Barney may have successfully re-imagined the Guggenheim in the film,
but despite placing his logo over the building and changing its light,
despite the overwhelming combination of video and sculpture, the Cremaster
exhibit fails to conquer the museum's interface.
the future of video games and art
A game adaptation of Cremaster 3 could include all of its characters, sculpture, mythical elements and action. You could climb the rotunda, pick up objects and toss them. You could confront punk rockers and legless felines. Why would a game designer want to create this game? The effort could be the first game recognized as a relevant piece of contemporary art. It could be more compelling than the film or the exhibit. It could even be a great game.
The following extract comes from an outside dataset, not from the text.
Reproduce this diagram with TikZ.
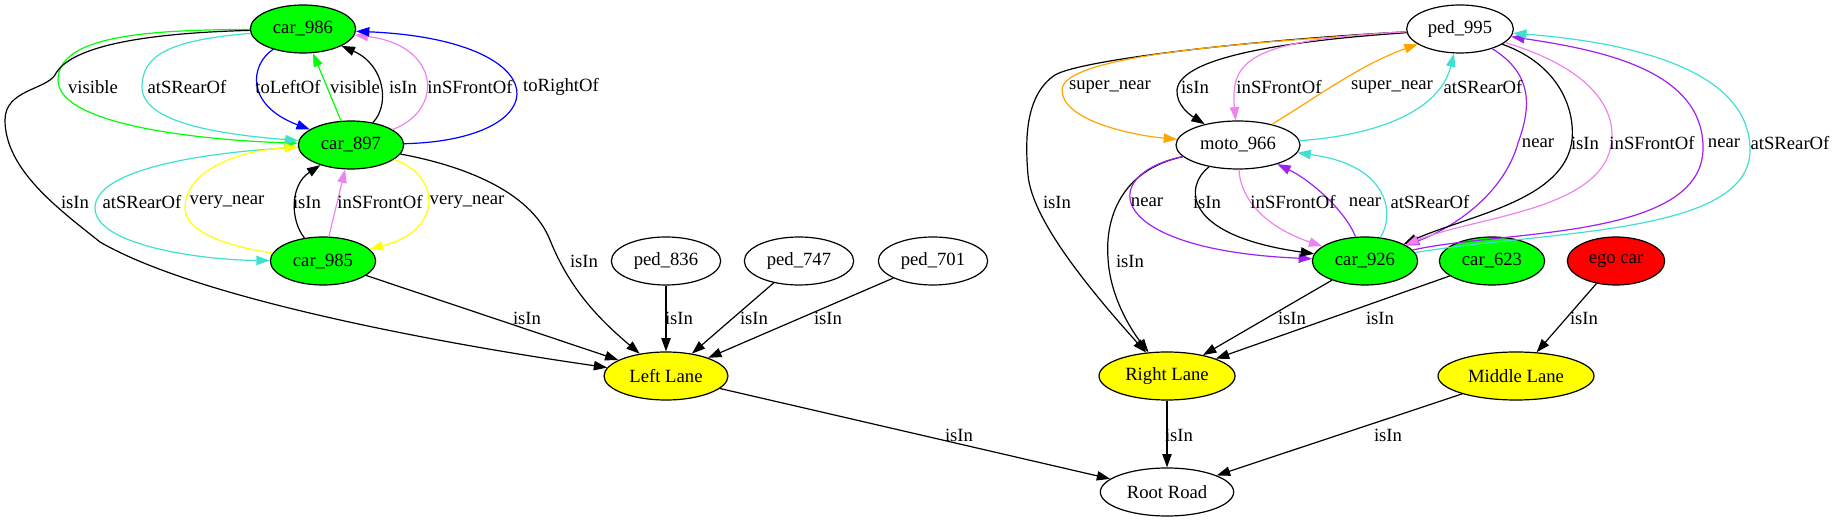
\documentclass[tikz,border=0pt]{standalone}
\usepackage{fontspec}
\setmainfont{Liberation Serif}
\newfontfamily\gvfont{Liberation Serif}
\usetikzlibrary{shapes.geometric,arrows.meta}
\definecolor{ggreen}{HTML}{00FF00}
\definecolor{gturq}{HTML}{40E0D0}
\definecolor{gviolet}{HTML}{EE82EE}
\definecolor{gpurple}{HTML}{A020F0}
\definecolor{gorange}{HTML}{FFA500}
\definecolor{gyellow}{HTML}{FFFF00}
\definecolor{gblue}{HTML}{0000FF}
\definecolor{gred}{HTML}{FF0000}
\tikzset{
  gnode/.style={ellipse, draw=black, line width=0.9pt, minimum height=36pt, inner sep=0pt,
    font=\gvfont\fontsize{14pt}{16pt}\selectfont},
  carnode/.style={gnode, fill=ggreen, minimum width=79pt},
  lanenode/.style={gnode, fill=gyellow},
  lbl/.style={inner sep=0pt, font=\gvfont\fontsize{14pt}{16pt}\selectfont},
  edge/.style={-{Triangle[length=10pt,width=7pt]}, line width=0.9pt},
}
\begin{document}
\begin{tikzpicture}[x=0.75pt,y=-0.75pt]
\useasboundingbox (0,0) rectangle (1835,523);
% nodes
\node[carnode] (c986) at (303,29) {car\_986};
\node[carnode] (c897) at (351,145) {car\_897};
\node[carnode] (c985) at (323,261) {car\_985};
\node[gnode, minimum width=82pt] (p836) at (666,261) {ped\_836};
\node[gnode, minimum width=82pt] (p747) at (799,261) {ped\_747};
\node[gnode, minimum width=82pt] (p701) at (933,261) {ped\_701};
\node[lanenode, minimum width=93pt] (LL) at (666,376) {Left Lane};
\node[gnode, minimum width=80pt] (p995) at (1460,29) {ped\_995};
\node[gnode, minimum width=93pt] (m966) at (1238,145) {moto\_966};
\node[carnode] (c926) at (1365,261) {car\_926};
\node[carnode] (c623) at (1492,261) {car\_623};
\node[gnode, fill=gred, minimum width=73pt] (ego) at (1616,261) {ego car};
\node[lanenode, minimum width=102pt] (RL) at (1167,376) {Right Lane};
\node[lanenode, minimum width=117pt] (ML) at (1516,376) {Middle Lane};
\node[gnode, minimum width=100pt] (RR) at (1167,492) {Root Road};

% left cluster edges
\draw[edge, ggreen] (c986) .. controls (150,30) and (58,35) .. (58,80) .. controls (58,125) and (200,140) .. (c897);
\draw[edge, gturq] (c986) .. controls (170,40) and (142,55) .. (142,87) .. controls (142,125) and (230,135) .. (c897);
\draw[edge, gblue] (c986) .. controls (250,65) and (245,105) .. (c897);
\draw[edge, ggreen] (c897) -- (c986);
\draw[edge, black] (c897) .. controls (390,105) and (385,65) .. (c986);
\draw[edge, gviolet] (c897) .. controls (445,110) and (440,45) .. (c986);
\draw[edge, gblue] (c897) .. controls (560,140) and (560,40) .. (c986);
\draw[edge, black] (c986) .. controls (150,33) and (70,45) .. (55,75) .. controls (45,90) and (5,90) .. (5,120) .. controls (5,170) and (60,210) .. (100,242) .. controls (200,300) and (450,345) .. (LL);
\draw[edge, black] (c897) .. controls (460,165) and (530,190) .. (550,240) .. controls (570,290) and (600,320) .. (LL);
\draw[edge, gturq] (c897) .. controls (200,152) and (95,170) .. (95,208) .. controls (95,245) and (200,260) .. (c985);
\draw[edge, gyellow] (c985) .. controls (220,245) and (185,230) .. (185,208) .. controls (185,170) and (240,150) .. (c897);
\draw[edge, black] (c985) .. controls (290,220) and (290,185) .. (c897);
\draw[edge, gviolet] (c985) -- (c897);
\draw[edge, gyellow] (c897) .. controls (440,175) and (445,230) .. (c985);
\draw[edge, black] (c985) -- (LL);
\draw[edge, black] (p836) -- (LL);
\draw[edge, black] (p747) -- (LL);
\draw[edge, black] (p701) -- (LL);
\draw[edge, black] (LL) -- (RR);

% right cluster edges
\draw[edge, black] (p995) .. controls (1250,40) and (1080,60) .. (1055,75) .. controls (1025,95) and (1025,140) .. (1028,175) .. controls (1032,220) and (1090,290) .. (RL);
\draw[edge, gorange] (p995) .. controls (1250,42) and (1062,55) .. (1062,90) .. controls (1062,120) and (1130,135) .. (m966);
\draw[edge, black] (p995) .. controls (1300,40) and (1180,55) .. (1177,90) .. controls (1176,105) and (1190,115) .. (m966);
\draw[edge, gviolet] (p995) .. controls (1250,40) and (1230,60) .. (m966);
\draw[edge, gorange] (m966) .. controls (1320,95) and (1360,65) .. (p995);
\draw[edge, gturq] (m966) .. controls (1380,135) and (1440,110) .. (p995);
\draw[edge, black] (m966) .. controls (1120,170) and (1105,220) .. (1108,258) .. controls (1110,300) and (1135,335) .. (RL);
\draw[edge, gpurple] (m966) .. controls (1095,175) and (1105,250) .. (c926);
\draw[edge, black] (m966) .. controls (1185,185) and (1180,235) .. (c926);
\draw[edge, gviolet] (m966) .. controls (1240,195) and (1260,225) .. (c926);
\draw[edge, gpurple] (c926) .. controls (1345,210) and (1310,180) .. (m966);
\draw[edge, gturq] (c926) .. controls (1395,215) and (1390,165) .. (m966);
\draw[edge, gpurple] (p995) .. controls (1535,75) and (1530,110) .. (1518,143) .. controls (1505,190) and (1460,225) .. (c926);
\draw[edge, black] (p995) .. controls (1560,65) and (1575,110) .. (1572,140) .. controls (1565,200) and (1470,215) .. (c926);
\draw[edge, gviolet] (p995) .. controls (1580,65) and (1612,100) .. (1612,135) .. controls (1612,210) and (1480,215) .. (c926);
\draw[edge, gpurple] (c926) .. controls (1500,230) and (1700,240) .. (1703,150) .. controls (1705,70) and (1600,50) .. (p995);
\draw[edge, gturq] (c926) .. controls (1550,230) and (1750,235) .. (1750,150) .. controls (1750,60) and (1600,40) .. (p995);
\draw[edge, black] (c926) -- (RL);
\draw[edge, black] (c623) -- (RL);
\draw[edge, black] (ego) -- (ML);
\draw[edge, black] (RL) -- (RR);
\draw[edge, black] (ML) -- (RR);

% labels
\node[lbl] (l1) at (93,87) {visible};
\node[lbl] (l2) at (187,87) {atSRearOf};
\node[lbl] (l3) at (288,87) {toLeftOf};
\node[lbl] (l4) at (355,87) {visible};
\node[lbl] (l5) at (403,87) {isIn};
\node[lbl] (l6) at (470,87) {inSFrontOf};
\node[lbl] (l7) at (561,87) {toRightOf};
\node[lbl] (l8) at (75,202) {isIn};
\node[lbl] (l9) at (142,202) {atSRearOf};
\node[lbl] (l10) at (227,202) {very\_near};
\node[lbl] (l11) at (307,202) {isIn};
\node[lbl] (l12) at (380,202) {inSFrontOf};
\node[lbl] (l13) at (467,202) {very\_near};
\node[lbl] (l14) at (584,261) {isIn};
\node[lbl] (l15) at (527,318) {isIn};
\node[lbl] (l16) at (679,318) {isIn};
\node[lbl] (l17) at (754,318) {isIn};
\node[lbl] (l18) at (828,318) {isIn};
\node[lbl] (l19) at (959,435) {isIn};
\node[lbl] (r1) at (1110,87) {super\_near};
\node[lbl] (r2) at (1195,87) {isIn};
\node[lbl] (r3) at (1279,87) {inSFrontOf};
\node[lbl] (r4) at (1392,87) {super\_near};
\node[lbl] (r5) at (1483,87) {atSRearOf};
\node[lbl] (r6) at (1538,143) {near};
\node[lbl] (r7) at (1585,143) {isIn};
\node[lbl] (r8) at (1652,143) {inSFrontOf};
\node[lbl] (r9) at (1724,143) {near};
\node[lbl] (r10) at (1790,143) {atSRearOf};
\node[lbl] (r11) at (1057,202) {isIn};
\node[lbl] (r12) at (1147,202) {near};
\node[lbl] (r13) at (1207,202) {isIn};
\node[lbl] (r14) at (1293,202) {inSFrontOf};
\node[lbl] (r15) at (1365,202) {near};
\node[lbl] (r16) at (1430,202) {atSRearOf};
\node[lbl] (r17) at (1130,261) {isIn};
\node[lbl] (r18) at (1292,318) {isIn};
\node[lbl] (r19) at (1380,318) {isIn};
\node[lbl] (r20) at (1584,318) {isIn};
\node[lbl] (r21) at (1179,435) {isIn};
\node[lbl] (r22) at (1388,435) {isIn};
\end{tikzpicture}
\end{document}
The dialogue between those that create games and those that decide what is art has just started. Adaptation and the exchange of ideas will expand what is considered fine art and what is considered a video game. The critical feedback that artists and cinematographers are used to will force designers to view their work as part of the larger continuum of art. This will spawn some bloated egos and boring games, but a wider set of influences and greater personal responsibility will inspire game designers to create engaging works of art that are also fun to play.
The Cremaster films open today at the Castro Theatre in San Francisco.